Omit all pictures and transcribe only the lines in the entries below that run from the line with "Rebuild this chart" through the line with "import matplotlib.pyplot as plt".
'''
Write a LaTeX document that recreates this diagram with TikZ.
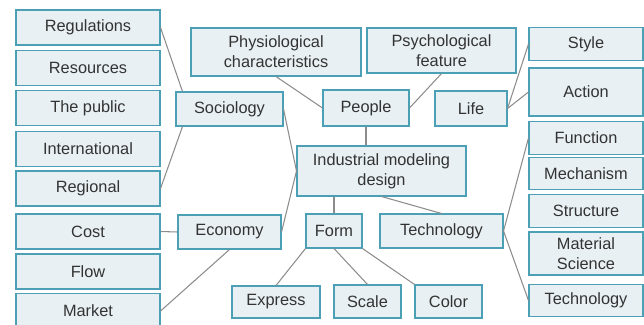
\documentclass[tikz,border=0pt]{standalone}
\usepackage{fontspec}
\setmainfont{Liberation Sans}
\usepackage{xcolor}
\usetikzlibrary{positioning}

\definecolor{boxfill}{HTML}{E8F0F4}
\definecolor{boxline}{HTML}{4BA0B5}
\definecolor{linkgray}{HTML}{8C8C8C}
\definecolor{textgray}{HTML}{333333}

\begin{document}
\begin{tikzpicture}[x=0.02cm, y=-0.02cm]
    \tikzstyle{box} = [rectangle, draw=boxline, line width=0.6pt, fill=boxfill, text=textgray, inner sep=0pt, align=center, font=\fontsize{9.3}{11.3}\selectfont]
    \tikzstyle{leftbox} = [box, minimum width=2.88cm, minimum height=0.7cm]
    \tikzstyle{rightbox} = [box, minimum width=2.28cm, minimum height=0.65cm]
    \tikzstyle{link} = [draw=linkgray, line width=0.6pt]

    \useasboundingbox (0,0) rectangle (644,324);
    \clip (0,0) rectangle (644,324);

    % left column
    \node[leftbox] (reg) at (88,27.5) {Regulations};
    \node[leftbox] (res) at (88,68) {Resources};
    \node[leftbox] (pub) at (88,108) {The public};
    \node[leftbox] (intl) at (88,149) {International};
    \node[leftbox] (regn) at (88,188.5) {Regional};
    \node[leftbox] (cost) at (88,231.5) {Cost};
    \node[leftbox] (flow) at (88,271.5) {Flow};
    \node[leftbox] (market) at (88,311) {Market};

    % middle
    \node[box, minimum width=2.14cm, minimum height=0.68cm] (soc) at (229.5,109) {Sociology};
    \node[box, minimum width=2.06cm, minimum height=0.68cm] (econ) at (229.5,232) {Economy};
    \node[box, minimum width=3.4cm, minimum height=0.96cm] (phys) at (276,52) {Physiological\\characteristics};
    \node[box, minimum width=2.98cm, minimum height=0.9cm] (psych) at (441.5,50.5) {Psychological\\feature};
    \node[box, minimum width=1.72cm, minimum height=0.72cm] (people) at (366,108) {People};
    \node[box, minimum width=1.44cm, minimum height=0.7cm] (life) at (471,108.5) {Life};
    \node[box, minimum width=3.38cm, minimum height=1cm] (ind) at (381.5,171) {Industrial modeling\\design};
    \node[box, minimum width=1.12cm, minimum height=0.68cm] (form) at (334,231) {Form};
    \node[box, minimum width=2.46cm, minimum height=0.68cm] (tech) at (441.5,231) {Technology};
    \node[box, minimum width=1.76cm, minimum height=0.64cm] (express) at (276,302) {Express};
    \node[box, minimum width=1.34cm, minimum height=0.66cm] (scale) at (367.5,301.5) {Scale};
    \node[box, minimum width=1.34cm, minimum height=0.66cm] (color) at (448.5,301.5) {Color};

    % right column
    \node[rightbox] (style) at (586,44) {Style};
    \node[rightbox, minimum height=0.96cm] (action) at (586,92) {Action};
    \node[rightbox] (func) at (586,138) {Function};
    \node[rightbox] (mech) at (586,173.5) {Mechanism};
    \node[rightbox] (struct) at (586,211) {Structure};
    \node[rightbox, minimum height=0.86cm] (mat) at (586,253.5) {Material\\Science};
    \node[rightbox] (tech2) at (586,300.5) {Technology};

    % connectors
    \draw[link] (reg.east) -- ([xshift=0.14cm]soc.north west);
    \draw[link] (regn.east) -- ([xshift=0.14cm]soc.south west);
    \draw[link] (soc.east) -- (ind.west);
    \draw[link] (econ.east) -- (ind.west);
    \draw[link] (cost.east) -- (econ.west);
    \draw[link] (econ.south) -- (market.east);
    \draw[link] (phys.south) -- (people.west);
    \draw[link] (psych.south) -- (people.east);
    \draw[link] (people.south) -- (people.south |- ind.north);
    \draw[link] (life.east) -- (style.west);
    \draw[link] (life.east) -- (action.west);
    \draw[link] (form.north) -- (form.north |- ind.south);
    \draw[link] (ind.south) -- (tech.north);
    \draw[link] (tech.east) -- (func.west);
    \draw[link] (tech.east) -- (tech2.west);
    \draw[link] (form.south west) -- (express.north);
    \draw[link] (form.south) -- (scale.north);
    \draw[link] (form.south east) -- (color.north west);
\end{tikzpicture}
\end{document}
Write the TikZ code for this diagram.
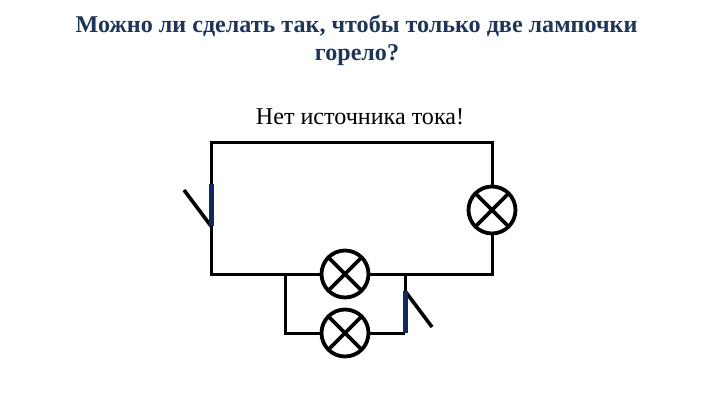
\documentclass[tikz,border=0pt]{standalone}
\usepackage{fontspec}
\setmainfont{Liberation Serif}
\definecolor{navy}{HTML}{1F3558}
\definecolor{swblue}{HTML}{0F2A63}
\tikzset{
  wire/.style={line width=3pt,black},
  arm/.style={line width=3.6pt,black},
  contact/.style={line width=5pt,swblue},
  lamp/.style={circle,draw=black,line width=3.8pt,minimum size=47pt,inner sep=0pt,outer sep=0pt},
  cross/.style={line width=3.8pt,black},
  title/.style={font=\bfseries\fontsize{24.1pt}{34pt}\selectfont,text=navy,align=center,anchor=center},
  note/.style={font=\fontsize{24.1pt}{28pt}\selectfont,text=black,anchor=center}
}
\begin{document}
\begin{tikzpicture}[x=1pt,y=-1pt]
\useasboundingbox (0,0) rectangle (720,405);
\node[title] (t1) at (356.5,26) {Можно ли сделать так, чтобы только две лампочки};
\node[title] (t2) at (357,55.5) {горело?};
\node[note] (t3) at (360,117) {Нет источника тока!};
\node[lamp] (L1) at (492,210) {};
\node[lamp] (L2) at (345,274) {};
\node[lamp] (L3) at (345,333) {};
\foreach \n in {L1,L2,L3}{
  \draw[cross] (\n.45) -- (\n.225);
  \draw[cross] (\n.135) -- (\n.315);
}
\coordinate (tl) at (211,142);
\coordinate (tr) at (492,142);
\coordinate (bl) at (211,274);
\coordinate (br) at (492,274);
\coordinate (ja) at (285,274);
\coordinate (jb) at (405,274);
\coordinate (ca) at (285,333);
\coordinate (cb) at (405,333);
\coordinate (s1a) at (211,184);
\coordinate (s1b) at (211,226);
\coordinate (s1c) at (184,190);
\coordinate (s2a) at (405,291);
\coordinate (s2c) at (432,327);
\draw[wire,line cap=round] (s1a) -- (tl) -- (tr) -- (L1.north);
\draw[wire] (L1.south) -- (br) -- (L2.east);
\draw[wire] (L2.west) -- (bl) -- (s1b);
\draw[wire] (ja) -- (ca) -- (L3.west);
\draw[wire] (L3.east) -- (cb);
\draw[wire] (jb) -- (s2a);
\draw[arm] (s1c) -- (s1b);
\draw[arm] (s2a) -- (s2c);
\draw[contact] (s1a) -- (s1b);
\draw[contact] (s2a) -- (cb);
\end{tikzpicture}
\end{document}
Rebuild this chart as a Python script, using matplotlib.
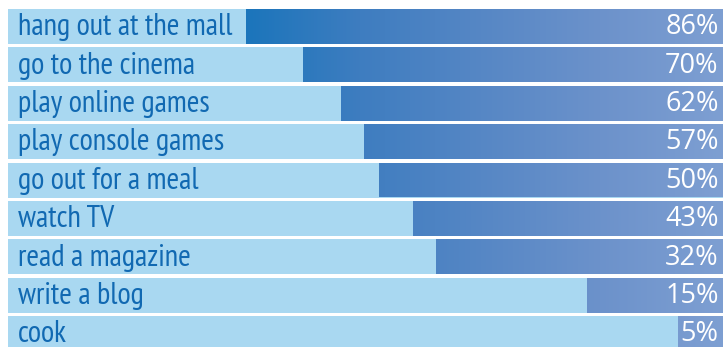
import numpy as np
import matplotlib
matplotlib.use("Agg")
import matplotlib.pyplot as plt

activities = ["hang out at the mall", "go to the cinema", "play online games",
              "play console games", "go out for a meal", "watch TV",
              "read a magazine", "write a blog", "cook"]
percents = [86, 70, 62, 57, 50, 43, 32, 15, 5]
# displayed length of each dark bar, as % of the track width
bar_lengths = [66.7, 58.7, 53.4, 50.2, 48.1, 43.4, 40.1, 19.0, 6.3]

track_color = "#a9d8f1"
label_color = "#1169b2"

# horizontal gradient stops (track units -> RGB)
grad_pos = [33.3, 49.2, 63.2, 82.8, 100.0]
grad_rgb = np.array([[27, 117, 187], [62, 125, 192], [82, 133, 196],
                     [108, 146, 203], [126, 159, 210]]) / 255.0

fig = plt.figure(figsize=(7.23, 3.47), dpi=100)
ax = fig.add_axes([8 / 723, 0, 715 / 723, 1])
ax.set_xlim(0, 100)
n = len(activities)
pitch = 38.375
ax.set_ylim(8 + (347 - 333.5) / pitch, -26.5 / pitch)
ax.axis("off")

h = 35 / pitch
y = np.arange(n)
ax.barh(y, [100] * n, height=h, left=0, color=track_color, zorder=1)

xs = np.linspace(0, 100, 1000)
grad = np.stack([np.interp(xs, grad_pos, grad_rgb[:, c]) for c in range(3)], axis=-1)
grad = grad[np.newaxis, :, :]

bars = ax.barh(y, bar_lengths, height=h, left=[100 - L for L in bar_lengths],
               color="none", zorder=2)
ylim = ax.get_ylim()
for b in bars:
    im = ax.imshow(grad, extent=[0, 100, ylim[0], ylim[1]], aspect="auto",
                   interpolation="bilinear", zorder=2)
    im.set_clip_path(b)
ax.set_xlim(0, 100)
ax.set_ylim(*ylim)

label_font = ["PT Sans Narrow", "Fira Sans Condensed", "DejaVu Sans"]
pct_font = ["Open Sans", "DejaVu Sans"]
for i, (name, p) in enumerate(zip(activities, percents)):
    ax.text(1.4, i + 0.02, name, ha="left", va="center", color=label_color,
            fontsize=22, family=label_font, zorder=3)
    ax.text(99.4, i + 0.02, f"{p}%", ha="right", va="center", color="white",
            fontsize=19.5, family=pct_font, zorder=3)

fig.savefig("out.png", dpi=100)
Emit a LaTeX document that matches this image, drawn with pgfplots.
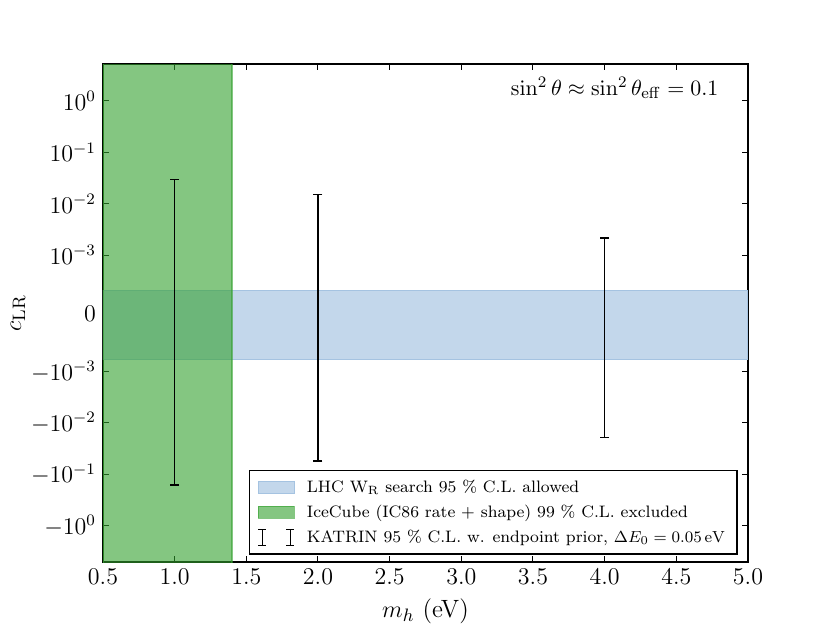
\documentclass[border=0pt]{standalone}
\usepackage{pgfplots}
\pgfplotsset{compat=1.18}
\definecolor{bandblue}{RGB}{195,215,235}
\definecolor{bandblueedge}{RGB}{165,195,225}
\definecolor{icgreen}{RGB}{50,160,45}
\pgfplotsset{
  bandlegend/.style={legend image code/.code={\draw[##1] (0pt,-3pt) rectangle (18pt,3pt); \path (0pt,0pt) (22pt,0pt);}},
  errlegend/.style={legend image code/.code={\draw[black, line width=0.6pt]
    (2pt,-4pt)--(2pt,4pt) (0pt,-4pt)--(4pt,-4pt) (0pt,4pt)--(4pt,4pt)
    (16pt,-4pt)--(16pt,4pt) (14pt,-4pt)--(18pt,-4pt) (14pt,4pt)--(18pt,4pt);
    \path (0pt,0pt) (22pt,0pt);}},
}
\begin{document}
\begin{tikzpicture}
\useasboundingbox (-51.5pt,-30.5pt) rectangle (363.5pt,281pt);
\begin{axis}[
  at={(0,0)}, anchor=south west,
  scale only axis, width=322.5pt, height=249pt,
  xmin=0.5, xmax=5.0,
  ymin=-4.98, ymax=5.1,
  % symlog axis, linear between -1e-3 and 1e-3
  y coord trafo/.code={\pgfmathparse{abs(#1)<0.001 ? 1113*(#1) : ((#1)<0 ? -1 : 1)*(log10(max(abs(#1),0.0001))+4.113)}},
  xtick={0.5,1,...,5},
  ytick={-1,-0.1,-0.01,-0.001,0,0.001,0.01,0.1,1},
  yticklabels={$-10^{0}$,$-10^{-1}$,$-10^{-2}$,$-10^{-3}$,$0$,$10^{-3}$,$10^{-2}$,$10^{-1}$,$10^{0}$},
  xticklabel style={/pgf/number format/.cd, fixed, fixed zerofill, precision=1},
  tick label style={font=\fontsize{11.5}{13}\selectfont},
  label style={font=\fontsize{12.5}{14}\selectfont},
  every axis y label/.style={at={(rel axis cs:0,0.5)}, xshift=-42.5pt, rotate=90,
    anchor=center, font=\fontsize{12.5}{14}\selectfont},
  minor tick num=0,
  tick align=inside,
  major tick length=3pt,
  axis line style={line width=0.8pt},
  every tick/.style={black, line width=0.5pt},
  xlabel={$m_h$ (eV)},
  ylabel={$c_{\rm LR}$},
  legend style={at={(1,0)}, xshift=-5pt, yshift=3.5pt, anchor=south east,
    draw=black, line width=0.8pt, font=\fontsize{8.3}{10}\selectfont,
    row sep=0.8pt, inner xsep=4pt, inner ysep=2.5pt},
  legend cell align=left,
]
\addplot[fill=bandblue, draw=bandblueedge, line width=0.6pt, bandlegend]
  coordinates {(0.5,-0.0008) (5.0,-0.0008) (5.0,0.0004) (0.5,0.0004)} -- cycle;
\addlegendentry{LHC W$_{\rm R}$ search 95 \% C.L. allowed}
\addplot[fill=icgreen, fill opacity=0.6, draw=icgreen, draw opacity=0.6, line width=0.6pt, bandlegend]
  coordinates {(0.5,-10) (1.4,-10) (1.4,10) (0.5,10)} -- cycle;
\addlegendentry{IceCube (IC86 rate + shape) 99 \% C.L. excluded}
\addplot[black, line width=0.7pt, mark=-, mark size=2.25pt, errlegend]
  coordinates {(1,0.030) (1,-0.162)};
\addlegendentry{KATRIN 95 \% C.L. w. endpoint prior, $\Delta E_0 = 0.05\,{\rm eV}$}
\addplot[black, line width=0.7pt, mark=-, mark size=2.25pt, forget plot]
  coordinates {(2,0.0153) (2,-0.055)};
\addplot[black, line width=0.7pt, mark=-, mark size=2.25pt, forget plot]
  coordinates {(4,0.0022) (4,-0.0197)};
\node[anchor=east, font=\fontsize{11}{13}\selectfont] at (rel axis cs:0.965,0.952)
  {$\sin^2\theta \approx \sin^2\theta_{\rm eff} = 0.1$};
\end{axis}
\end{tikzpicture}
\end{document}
'''
* THE SOLUTION *
Rebuild this chart as a Python script, using matplotlib.
import numpy as np
import matplotlib
matplotlib.use("Agg")
import matplotlib.pyplot as plt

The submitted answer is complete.